Imagine you are walking through a forest. In a perfectly flat, ordinary field, if you walk 10 steps forward and then 10 steps backward, you end up exactly where you started. The path is symmetrical. This is how most of us think the world works: reversible and fair.
But this paper argues that the universe (and financial markets) is actually more like a twisted, curved mountain path. If you walk 10 steps forward and then try to walk 10 steps backward, you don't end up exactly where you started. You end up slightly off-course.
Here is the simple breakdown of the paper's big ideas, using everyday analogies:
1. The "Price Tag" Problem (Numeraire Invariance)
In both quantum physics and finance, the "absolute" number doesn't matter as much as the ratio.

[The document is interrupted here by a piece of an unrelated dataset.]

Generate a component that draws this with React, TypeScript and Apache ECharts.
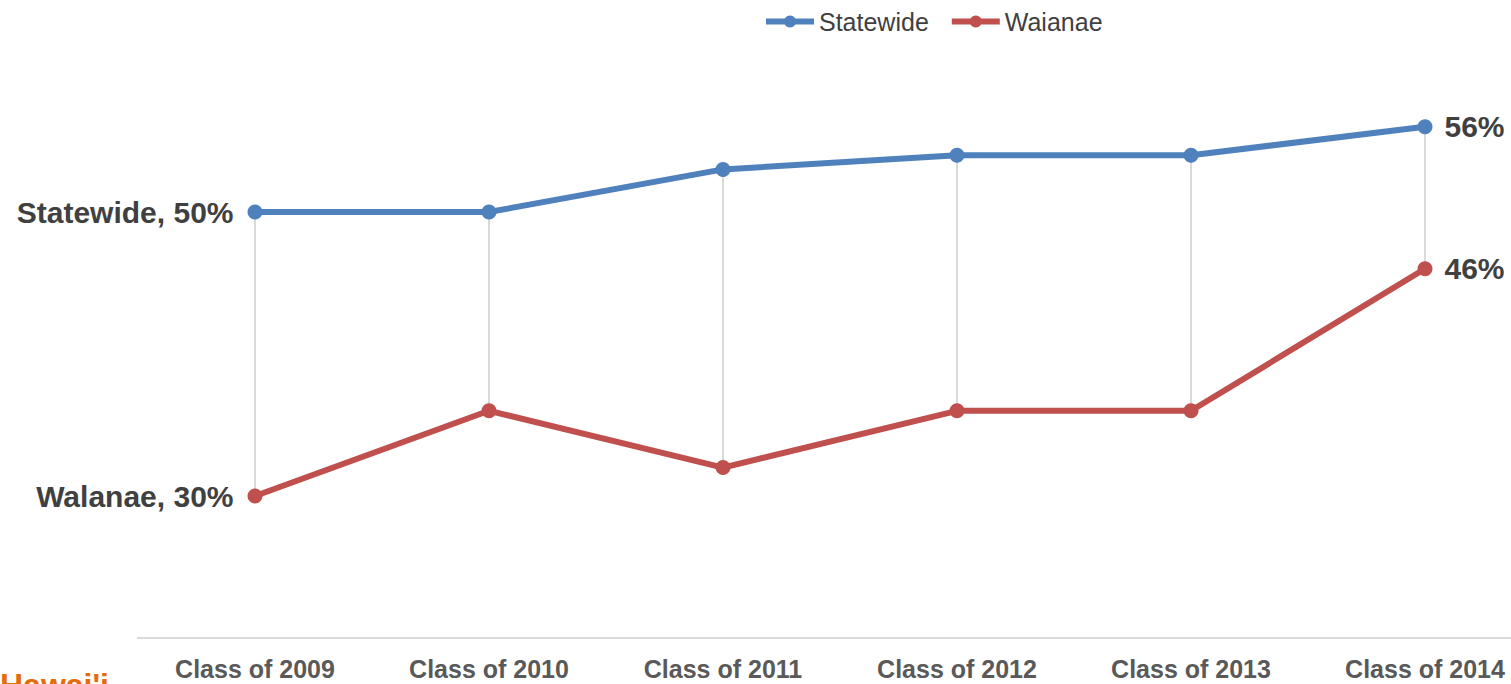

- In Finance: It doesn't matter if a stock is $100 or $1,000,000. What matters is that it went up or down relative to something else. It's like saying, "I have twice as much money as you," rather than "I have $100."
- In Physics: It doesn't matter what the "absolute" phase of a particle is, only how it relates to others.
Because only the relationship matters, the "map" of all possible states isn't a flat sheet of paper. It's a curved surface (like the surface of a sphere). You can't draw a straight line on a sphere without it curving.
2. The "Tax" on Turning Around (The Cubic Term)
Most scientists stop their math at the "second step" (the quadratic term), which describes the basic curve. But this paper says, "Wait, there's a third step (the cubic term) that matters!"
Think of it like a slippery slide:
- Going down (Forward): It's easy. You slide fast.
- Going up (Backward): It's hard. You have to fight the friction.
The paper argues that in curved spaces (like quantum spin-1 systems or complex markets), there is a built-in asymmetry. The cost to go from State A to State B is not the same as the cost to go from B back to A.
- The Result: Every time you try to do a "round trip" (A → B → A), you lose a tiny bit of energy or money. This is the "Geometric Tax."
3. The "One-Step-at-a-Time" Trap (Finite Resources)
Why can't we just fix this? Why can't we walk back perfectly?
Because real observers (humans, traders, scientists) have finite resources. We can't look at the whole picture at once. We have to look at things sequentially (one step at a time).
- The Analogy: Imagine trying to navigate a maze while wearing blinders that only let you see one square ahead. You can't see the whole loop.
- The Consequence: Because you are forced to take small, sequential steps on this curved surface, you accumulate a "geometric debt." You can't undo the tax. Even if you try to reverse your steps perfectly, the curvature of the world ensures you lose a little bit of "value" (entropy) every time.
4. Why Maxwell's Demon Fails
You might have heard of "Maxwell's Demon," a thought experiment where a tiny creature sorts fast and slow molecules to create free energy (violating the Second Law of Thermodynamics).
- The Paper's Take: The Demon fails not just because of "information," but because of geometry.
- The Demon tries to sort the molecules (move them from a messy state to an ordered state). But because the "map" of the universe is curved, the Demon has to pay the Geometric Tax to do the sorting. The energy cost of moving "uphill" against the curvature is higher than the energy gained. The Demon gets tired and breaks even, or loses.
5. The Stock Market Connection
This isn't just about physics; it's about money too.
- The Market as a Curved Space: In a complex market, prices don't just move up and down in a straight line. They have "skewness" (they are more likely to crash than to soar, or vice versa).
- The Trader's Loss: If a trader tries to make money by trading in a circle (buying USD, then EUR, then GBP, then back to USD), they expect to break even. But because the market is "curved" (non-Gaussian), the Geometric Tax kicks in.
- The Outcome: The trader always loses a tiny bit on the round trip. This loss is the spread (the fee) that market makers (Liquidity Providers) collect. It's not a fee charged by a bank; it's a fee charged by the geometry of the market itself.
The Big Picture: The "Mephistopheles" of the Universe
The paper ends with a quote from Goethe's Faust, comparing this cubic term to Mephistopheles (the devil):
"Part of that force which eternally wills evil and eternally works good."
- The "Evil": It prevents you from getting something for nothing. It stops you from reversing time, it stops you from making free money, and it forces you to pay a tax just for existing and moving.
- The "Good": This tax is exactly what creates the Arrow of Time. It makes the world stable. It prevents perpetual motion machines. It ensures that markets have a structure where liquidity providers can survive.
In short: The universe is curved. Because we are limited beings who can only take one step at a time, we are forced to pay a "tax" every time we try to turn back. This tax is what we call Entropy, and it is the reason why time only moves forward and why you can't get rich by doing nothing.